Key takeaways for King County buyers
- A 2-1 buydown creates meaningful short-term savings on higher Seattle-area loan amounts, which can help you ease into total housing costs.
- In our $700k purchase example with a $560k loan, the buydown saves about $704 per month in year one and about $361 per month in year two, funded by roughly $12.7k at closing.
- Whether the seller, builder, lender, you, or a combination funds it, the buydown must be clearly disclosed and fully funded at closing.
- Compare a temporary buydown to paying points using a simple break-even analysis and your expected time horizon in the home.
Ready to explore how a 2-1 buydown could work for your next Seattle move? Reach out to the neighborhood-focused team at Mr Magnolia to walk through the numbers, discuss negotiation strategies, and map a plan that fits your goals.
FAQs
What is a 2-1 buydown on a fixed-rate mortgage?
- A 2-1 buydown temporarily lowers your interest rate by 2 percentage points in year one and 1 percentage point in year two, then returns to the full note rate in year three.
Who can pay for a 2-1 buydown in Seattle?
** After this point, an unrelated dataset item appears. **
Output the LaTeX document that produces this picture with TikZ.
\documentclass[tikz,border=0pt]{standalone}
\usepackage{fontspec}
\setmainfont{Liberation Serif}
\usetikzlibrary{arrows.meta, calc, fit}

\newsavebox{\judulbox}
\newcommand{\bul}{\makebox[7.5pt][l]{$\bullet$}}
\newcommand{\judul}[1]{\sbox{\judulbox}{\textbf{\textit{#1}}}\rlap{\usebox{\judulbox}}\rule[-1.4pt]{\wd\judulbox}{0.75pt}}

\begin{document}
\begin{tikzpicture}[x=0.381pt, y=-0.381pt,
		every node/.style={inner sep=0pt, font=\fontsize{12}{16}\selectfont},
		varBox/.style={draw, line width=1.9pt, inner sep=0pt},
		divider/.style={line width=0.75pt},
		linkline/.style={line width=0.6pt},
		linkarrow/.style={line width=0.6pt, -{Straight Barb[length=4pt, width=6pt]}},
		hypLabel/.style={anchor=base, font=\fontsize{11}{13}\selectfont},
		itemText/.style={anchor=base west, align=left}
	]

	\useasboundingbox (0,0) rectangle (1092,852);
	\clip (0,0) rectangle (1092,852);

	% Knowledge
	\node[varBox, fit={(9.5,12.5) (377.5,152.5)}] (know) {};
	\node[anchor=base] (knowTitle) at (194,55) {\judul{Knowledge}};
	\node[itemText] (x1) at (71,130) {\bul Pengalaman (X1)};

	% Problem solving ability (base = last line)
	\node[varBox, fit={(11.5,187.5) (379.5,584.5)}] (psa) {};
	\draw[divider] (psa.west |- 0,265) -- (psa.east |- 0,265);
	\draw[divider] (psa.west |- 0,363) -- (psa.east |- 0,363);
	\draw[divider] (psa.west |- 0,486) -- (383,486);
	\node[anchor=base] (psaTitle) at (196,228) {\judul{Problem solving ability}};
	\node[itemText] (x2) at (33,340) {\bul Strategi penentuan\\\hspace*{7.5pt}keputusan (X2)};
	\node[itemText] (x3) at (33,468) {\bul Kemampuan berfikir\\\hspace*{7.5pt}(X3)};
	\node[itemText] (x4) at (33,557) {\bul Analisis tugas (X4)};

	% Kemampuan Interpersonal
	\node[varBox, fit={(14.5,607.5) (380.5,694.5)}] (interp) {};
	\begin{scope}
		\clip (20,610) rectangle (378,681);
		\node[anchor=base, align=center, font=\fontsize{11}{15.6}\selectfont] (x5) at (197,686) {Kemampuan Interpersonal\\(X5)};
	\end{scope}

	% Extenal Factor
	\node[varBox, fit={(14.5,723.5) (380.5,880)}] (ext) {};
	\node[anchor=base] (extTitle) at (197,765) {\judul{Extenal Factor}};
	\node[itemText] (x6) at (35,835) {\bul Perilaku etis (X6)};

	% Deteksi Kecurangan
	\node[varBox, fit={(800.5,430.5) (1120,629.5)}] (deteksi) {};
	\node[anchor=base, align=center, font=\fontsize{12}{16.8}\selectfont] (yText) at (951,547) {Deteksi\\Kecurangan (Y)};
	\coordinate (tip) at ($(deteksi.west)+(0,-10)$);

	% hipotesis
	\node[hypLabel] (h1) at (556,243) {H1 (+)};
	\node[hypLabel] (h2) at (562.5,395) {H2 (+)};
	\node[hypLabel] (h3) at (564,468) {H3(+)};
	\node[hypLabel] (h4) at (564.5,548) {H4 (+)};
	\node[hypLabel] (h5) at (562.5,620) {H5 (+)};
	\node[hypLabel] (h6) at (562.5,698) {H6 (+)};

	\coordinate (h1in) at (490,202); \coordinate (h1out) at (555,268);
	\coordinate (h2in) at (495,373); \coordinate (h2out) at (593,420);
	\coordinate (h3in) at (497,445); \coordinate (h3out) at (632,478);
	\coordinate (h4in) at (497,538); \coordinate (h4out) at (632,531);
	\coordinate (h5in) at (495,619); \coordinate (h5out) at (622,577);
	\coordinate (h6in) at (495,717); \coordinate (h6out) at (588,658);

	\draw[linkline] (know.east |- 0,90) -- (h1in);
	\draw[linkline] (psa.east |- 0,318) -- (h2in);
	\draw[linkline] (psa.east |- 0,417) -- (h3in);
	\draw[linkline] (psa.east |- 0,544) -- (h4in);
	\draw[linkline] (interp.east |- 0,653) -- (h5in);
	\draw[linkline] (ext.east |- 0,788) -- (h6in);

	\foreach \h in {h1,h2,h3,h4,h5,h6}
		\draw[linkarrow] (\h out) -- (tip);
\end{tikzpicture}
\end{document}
- The subsidy can be funded by the seller, builder, lender, you as the buyer, or a combination, with funds deposited at closing and applied by the loan servicer.
How much does a 2-1 buydown cost on a typical Seattle loan?
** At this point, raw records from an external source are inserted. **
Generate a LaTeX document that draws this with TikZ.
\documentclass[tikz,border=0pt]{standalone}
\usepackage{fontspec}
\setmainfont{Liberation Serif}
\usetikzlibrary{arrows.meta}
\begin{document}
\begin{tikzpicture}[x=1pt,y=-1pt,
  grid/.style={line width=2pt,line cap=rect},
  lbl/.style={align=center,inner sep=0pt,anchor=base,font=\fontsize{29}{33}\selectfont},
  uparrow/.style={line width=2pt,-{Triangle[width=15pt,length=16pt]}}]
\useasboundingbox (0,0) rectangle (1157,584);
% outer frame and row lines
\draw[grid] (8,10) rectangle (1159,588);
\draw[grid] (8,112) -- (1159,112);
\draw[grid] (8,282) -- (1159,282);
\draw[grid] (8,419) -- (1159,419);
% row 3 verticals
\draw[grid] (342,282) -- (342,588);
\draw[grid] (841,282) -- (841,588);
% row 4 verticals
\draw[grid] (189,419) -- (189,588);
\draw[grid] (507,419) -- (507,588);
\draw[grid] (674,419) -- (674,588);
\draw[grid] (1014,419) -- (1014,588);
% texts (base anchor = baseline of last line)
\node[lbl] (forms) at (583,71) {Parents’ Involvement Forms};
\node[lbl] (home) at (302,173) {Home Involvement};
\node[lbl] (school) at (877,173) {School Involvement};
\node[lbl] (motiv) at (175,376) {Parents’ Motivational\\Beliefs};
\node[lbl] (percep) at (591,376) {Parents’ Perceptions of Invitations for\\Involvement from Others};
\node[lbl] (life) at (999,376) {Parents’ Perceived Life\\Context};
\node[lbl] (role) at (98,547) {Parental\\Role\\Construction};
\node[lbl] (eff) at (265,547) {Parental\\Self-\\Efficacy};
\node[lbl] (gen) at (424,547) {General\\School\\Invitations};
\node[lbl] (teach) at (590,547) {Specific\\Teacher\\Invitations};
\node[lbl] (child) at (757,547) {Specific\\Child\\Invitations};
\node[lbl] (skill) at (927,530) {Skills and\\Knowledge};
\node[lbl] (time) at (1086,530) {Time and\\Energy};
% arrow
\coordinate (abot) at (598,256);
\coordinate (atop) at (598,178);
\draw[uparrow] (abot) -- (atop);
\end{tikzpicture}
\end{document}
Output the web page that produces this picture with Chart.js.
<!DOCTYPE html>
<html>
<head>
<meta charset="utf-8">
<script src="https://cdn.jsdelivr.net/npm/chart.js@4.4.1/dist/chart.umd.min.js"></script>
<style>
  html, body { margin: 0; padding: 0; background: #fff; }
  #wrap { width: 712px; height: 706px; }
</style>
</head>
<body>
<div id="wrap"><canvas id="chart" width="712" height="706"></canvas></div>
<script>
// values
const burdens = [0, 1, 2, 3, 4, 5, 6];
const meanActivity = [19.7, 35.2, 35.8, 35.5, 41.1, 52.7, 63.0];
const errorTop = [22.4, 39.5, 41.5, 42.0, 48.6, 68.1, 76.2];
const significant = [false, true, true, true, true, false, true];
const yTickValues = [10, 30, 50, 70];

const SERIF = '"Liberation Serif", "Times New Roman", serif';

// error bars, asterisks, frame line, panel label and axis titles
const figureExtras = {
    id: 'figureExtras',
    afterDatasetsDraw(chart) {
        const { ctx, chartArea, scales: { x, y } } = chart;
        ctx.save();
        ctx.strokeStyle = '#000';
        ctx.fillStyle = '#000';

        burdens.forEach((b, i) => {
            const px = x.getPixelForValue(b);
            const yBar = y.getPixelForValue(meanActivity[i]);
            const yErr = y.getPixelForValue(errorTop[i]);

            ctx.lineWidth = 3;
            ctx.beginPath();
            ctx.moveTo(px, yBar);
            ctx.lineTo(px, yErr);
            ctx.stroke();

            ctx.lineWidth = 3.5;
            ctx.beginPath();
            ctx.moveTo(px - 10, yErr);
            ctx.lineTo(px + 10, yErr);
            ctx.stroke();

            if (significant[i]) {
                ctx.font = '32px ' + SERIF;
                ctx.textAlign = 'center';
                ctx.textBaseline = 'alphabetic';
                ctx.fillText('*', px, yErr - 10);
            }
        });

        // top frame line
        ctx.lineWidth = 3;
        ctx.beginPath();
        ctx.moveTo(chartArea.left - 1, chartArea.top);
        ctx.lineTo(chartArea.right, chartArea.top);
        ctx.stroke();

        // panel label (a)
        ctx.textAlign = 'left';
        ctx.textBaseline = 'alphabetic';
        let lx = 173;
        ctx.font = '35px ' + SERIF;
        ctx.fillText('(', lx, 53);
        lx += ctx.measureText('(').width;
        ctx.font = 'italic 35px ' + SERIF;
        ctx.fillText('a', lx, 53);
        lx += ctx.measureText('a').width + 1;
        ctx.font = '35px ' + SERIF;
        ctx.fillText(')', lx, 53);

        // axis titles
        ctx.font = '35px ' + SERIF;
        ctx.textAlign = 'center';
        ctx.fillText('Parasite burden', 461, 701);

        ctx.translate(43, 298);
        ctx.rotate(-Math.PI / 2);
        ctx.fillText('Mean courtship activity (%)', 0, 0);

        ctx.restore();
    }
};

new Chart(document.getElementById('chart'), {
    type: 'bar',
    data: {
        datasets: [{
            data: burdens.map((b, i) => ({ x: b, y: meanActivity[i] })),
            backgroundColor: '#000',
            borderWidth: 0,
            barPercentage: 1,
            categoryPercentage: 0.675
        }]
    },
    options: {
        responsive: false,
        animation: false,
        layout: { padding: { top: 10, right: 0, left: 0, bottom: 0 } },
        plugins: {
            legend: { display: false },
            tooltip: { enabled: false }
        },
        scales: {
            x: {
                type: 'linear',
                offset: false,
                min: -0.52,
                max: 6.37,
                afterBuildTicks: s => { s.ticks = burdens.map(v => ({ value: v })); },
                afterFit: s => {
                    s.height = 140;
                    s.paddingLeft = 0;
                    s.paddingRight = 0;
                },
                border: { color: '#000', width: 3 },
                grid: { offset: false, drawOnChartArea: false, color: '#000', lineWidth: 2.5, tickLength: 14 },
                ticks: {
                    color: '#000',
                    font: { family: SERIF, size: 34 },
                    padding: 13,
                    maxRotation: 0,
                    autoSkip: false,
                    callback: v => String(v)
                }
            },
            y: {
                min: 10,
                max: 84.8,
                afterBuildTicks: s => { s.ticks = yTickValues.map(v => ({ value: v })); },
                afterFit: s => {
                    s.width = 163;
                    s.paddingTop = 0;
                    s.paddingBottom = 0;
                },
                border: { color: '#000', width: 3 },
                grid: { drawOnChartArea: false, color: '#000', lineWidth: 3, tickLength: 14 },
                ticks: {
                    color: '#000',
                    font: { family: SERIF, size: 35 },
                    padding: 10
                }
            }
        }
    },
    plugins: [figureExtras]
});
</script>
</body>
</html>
- In a $700k purchase with a $560k loan at a 6.50% note rate, the two-year subsidy is about $12,780, producing lower payments in years one and two.
Does a 2-1 buydown help me qualify for more?
- Often lenders qualify you at the full note-rate payment, so it may not increase your qualifying power unless your lender allows qualification at the reduced payments under investor rules.
What are the seller concession limits I should expect?
- Conventional loans often cap concessions near 3%, 6%, or 9% depending on your down payment, FHA commonly allows up to 6%, and VA rules differ, so confirm current limits with your lender.
Is a 2-1 buydown better than paying points?
- It depends on your time horizon and cash needs: a 2-1 buydown lowers payments early, while paying points reduces your rate for the life of the loan and may save more if you hold the loan long term.